Skip all pictures, then copy the lines from the start of the data through the line with "21.3, 19.3, 18];", keeping both ends.
Start of Data shown
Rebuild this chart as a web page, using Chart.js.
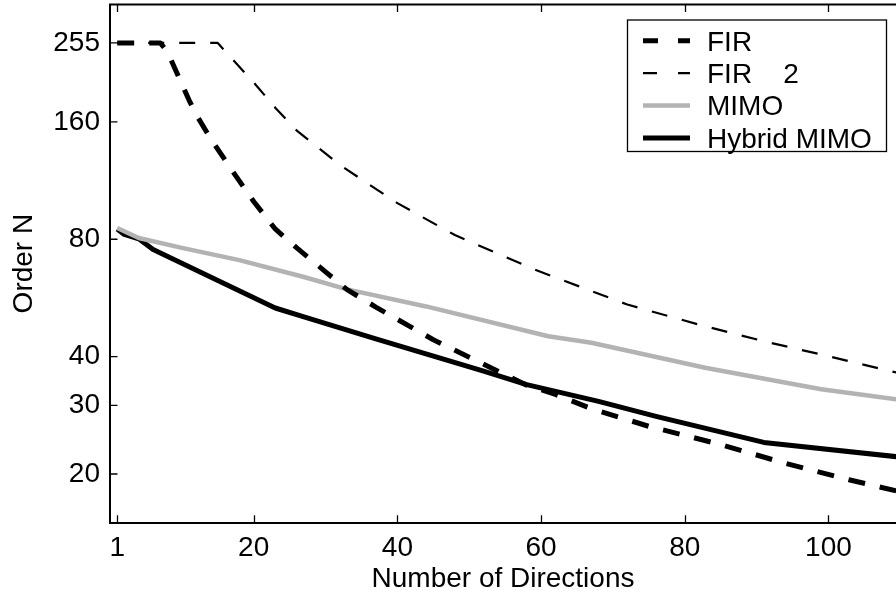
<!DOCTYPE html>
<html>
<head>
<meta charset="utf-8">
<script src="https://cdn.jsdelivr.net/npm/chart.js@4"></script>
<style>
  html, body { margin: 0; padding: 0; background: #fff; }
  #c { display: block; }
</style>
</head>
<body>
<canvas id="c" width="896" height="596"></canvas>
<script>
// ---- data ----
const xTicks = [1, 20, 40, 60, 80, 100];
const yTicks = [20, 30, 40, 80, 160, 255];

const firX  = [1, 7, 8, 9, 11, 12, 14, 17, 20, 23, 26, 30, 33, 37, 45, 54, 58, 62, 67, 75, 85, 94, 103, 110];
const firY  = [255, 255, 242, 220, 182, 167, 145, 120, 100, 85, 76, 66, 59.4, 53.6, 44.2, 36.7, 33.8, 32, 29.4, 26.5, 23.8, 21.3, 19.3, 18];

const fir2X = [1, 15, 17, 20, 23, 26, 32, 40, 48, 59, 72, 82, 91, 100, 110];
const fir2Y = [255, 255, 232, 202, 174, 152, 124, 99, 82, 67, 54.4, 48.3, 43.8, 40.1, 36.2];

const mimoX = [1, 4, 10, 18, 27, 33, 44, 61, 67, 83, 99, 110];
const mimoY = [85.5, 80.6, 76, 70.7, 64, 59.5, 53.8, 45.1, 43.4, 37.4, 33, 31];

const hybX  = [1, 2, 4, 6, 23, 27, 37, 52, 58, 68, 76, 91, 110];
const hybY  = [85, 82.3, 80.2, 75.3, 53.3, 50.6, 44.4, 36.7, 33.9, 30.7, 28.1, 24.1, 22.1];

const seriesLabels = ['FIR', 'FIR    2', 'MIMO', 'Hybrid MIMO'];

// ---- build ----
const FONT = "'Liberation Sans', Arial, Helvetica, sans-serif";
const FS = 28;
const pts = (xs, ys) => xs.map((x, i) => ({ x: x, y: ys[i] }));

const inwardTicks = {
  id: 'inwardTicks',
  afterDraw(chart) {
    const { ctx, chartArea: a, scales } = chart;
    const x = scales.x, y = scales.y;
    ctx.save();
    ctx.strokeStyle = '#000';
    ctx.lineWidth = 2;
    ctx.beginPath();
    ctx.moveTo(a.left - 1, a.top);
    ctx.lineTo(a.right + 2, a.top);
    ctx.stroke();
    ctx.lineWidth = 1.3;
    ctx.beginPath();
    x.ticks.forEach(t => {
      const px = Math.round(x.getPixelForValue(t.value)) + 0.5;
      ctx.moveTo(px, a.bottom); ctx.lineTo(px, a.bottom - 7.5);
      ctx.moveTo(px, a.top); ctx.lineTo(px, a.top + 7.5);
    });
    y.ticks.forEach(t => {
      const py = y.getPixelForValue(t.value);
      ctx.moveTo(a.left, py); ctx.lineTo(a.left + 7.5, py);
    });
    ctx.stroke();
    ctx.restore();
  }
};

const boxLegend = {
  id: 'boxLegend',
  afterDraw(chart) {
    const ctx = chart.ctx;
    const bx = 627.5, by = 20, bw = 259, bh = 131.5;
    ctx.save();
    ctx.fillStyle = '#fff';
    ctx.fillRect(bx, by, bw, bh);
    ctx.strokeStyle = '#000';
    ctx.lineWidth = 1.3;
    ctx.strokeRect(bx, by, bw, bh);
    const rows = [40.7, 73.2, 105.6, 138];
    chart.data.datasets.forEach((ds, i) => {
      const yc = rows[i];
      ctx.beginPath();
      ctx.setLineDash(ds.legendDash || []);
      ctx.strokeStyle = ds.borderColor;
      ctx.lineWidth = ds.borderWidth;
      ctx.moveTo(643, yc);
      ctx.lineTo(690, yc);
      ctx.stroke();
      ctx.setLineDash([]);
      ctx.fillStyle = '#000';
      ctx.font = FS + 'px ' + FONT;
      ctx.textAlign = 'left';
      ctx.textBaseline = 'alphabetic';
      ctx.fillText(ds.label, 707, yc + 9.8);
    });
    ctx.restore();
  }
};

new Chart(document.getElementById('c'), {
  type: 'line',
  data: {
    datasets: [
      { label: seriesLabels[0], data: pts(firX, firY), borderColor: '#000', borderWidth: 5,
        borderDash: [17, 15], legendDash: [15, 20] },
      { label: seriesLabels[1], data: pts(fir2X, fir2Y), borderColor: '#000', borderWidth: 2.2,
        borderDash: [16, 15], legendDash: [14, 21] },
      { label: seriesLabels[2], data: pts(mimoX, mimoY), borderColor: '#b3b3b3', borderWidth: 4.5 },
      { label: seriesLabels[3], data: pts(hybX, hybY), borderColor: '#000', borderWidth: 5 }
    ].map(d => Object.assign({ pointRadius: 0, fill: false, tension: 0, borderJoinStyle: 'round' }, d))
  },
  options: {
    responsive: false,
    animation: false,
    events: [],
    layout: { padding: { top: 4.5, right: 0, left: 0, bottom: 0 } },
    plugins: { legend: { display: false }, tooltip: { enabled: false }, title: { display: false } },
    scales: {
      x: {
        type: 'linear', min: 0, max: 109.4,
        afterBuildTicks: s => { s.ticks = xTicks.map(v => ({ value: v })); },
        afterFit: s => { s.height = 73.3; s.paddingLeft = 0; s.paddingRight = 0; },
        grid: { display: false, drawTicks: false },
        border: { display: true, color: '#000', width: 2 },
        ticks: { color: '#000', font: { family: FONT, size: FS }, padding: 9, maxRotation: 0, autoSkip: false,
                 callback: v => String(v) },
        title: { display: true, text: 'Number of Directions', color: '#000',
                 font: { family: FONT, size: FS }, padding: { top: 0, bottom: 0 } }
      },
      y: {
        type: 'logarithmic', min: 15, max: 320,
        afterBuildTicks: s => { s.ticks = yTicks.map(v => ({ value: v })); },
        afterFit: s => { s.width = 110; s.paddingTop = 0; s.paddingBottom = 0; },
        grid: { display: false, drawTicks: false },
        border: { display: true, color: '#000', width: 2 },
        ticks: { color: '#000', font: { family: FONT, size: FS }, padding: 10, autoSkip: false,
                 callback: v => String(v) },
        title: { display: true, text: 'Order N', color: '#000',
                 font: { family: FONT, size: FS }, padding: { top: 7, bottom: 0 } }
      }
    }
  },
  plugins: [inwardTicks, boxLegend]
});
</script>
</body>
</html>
End of Data shown
Result:
Rebuild this chart as a web page, using Chart.js.
<!DOCTYPE html>
<html>
<head>
<meta charset="utf-8">
<script src="https://cdn.jsdelivr.net/npm/chart.js@4"></script>
<style>
  html, body { margin: 0; padding: 0; background: #fff; }
  #c { display: block; }
</style>
</head>
<body>
<canvas id="c" width="896" height="596"></canvas>
<script>
// ---- data ----
const xTicks = [1, 20, 40, 60, 80, 100];
const yTicks = [20, 30, 40, 80, 160, 255];

const firX  = [1, 7, 8, 9, 11, 12, 14, 17, 20, 23, 26, 30, 33, 37, 45, 54, 58, 62, 67, 75, 85, 94, 103, 110];
const firY  = [255, 255, 242, 220, 182, 167, 145, 120, 100, 85, 76, 66, 59.4, 53.6, 44.2, 36.7, 33.8, 32, 29.4, 26.5, 23.8, 21.3, 19.3, 18];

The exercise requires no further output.